Chargebacks often reveal operational weaknesses that businesses may not immediately notice. Merchants should consider tracking dispute data to identify:

  • High-risk markets
  • Fraud trends
  • Fulfilment issues
  • Product-related dissatisfaction
  • Payment routing problems.

Chargebacks are a growth problem

For modern businesses, preventing chargebacks requires intelligent financial infrastructure that reduces friction before it happens.

Unlimit provides the global financial infrastructure for the borderless, agentic economy, helping businesses unify payment acceptance, local payment rails, programmable accounts, and digital asset infrastructure into a single scalable operating layer.

FAQs

How often are chargebacks successful?

Chargebacks are often successful for customers, especially when businesses lack sufficient transaction evidence or fail to respond within required timeframes. Fraud-related disputes can be particularly difficult for merchants to overturn, making proactive prevention strategies essential.

Is a chargeback better than a refund?

For businesses, refunds are usually preferable to chargebacks. Refunds allow companies to resolve issues directly with customers, avoid dispute fees, and protect their chargeback ratio. Chargebacks, on the other hand, can increase operational costs and negatively affect payment performance.

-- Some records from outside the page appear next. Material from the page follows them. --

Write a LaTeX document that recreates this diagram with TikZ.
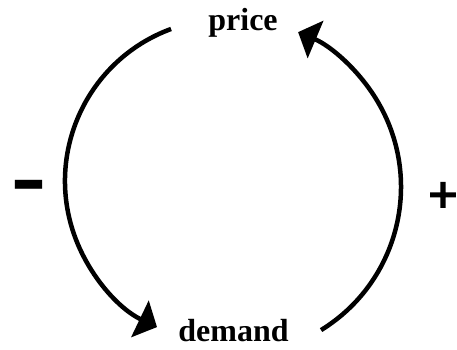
\documentclass[tikz,border=0pt]{standalone}
\usepackage{fontspec}
\setmainfont{Liberation Serif}
\newfontfamily\signfont[FakeBold=3]{Liberation Sans}
\usetikzlibrary{arrows.meta}

\begin{document}
\begin{tikzpicture}[x=1pt,y=1pt,
  looparc/.style={line width=4.5pt,-{Triangle[length=19pt,width=40pt]}},
  word/.style={font=\bfseries\fontsize{32}{32}\selectfont,inner sep=0pt},
  sign/.style={inner sep=0pt}]

\useasboundingbox (0,0) rectangle (457,349);

% Variables
\node[word,anchor=base] (price) at (243,319) {price};
\node[word,anchor=base] (demand) at (233.5,8) {demand};

% Loop signs
\node[sign,font=\bfseries\fontsize{105}{105}\selectfont] (minus) at (29,154) {-};
\node[sign,font=\signfont\fontsize{50}{50}\selectfont] (plus) at (443,152) {+};

% Left arc: price to demand
\coordinate (cl) at (227,168);
\draw[looparc] ([shift={(110.2:162)}]cl) arc[start angle=110.2,end angle=244.4,radius=162];

% Right arc: demand to price
\coordinate (cr) at (233,162);
\draw[looparc] ([shift={(-58.4:168)}]cr) arc[start angle=-58.4,end angle=67.2,radius=168];

\end{tikzpicture}
\end{document}
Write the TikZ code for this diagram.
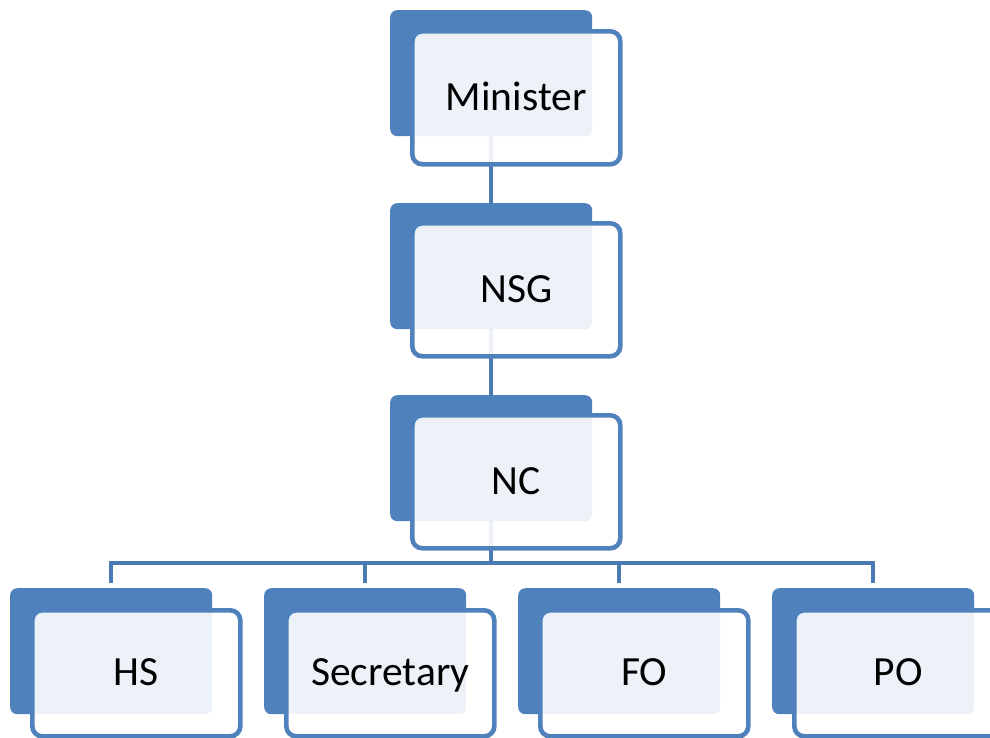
\documentclass[tikz,border=0pt]{standalone}
\usepackage{fontspec}
\setmainfont{Carlito}
\definecolor{boxblue}{HTML}{4F81BD}
\definecolor{lineblue}{HTML}{4A79B4}
\tikzset{
  backbox/.style={fill=boxblue, draw=none, rounded corners=7pt, minimum width=202pt, minimum height=126pt, anchor=north west, inner sep=0pt},
  frontbox/.style={fill=white, fill opacity=0.9, text opacity=1, draw=boxblue, draw opacity=1, line width=4.6pt, rounded corners=10pt, minimum width=208pt, minimum height=133pt, anchor=north west, inner sep=0pt, font=\fontsize{41.5}{45}\selectfont, text height=24.5pt, text depth=0pt},
  frontlow/.style={frontbox, minimum height=126pt},
  conn/.style={draw=lineblue, line width=4.4pt}
}
\begin{document}
\begin{tikzpicture}[x=1pt,y=-1pt]
\useasboundingbox (0,0) rectangle (990,737);
\clip (0,0) rectangle (990,737);
% back boxes
\node[backbox] (minB) at (390,10) {};
\node[backbox] (nsgB) at (390,203) {};
\node[backbox] (ncB) at (390,395) {};
\node[backbox] (hsB) at (10,588) {};
\node[backbox] (secB) at (264,588) {};
\node[backbox] (foB) at (518,588) {};
\node[backbox] (poB) at (772,588) {};
% connectors
\coordinate (bus) at (491,563);
\draw[conn] (minB.south) -- (nsgB.north);
\draw[conn] (nsgB.south) -- (ncB.north);
\draw[conn] (ncB.south) -- (ncB.south |- bus);
\draw[conn, line join=miter, shorten <=5pt, shorten >=5pt] (hsB.north) -- (hsB.north |- bus) -- (poB.north |- bus) -- (poB.north);
\draw[conn, shorten <=5pt] (secB.north) -- (secB.north |- bus);
\draw[conn, shorten <=5pt] (foB.north) -- (foB.north |- bus);
% front boxes
\node[frontbox] (min) at (410,29) {Minister};
\node[frontbox] (nsg) at (410,221) {NSG};
\node[frontbox] (nc) at (410,413) {NC};
\node[frontlow] (hs) at (30,608) {HS};
\node[frontlow] (sec) at (284,608) {Secretary};
\node[frontlow] (fo) at (538,608) {FO};
\node[frontlow] (po) at (792,608) {PO};
\end{tikzpicture}
\end{document}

What happens if a company gets a lot of chargebacks?

High chargeback volumes can lead to increased processing fees, lower approval rates, financial penalties, and closer monitoring from payment networks and acquiring banks. In severe cases, businesses may face account restrictions or lose access to payment processing services altogether.

What is a high chargeback rate?

A high chargeback rate typically means that disputes account for more than 1% of a business’s total transactions, though thresholds can vary by payment network or acquiring bank. Exceeding acceptable limits may place businesses in monitoring programmes and increase operational risk.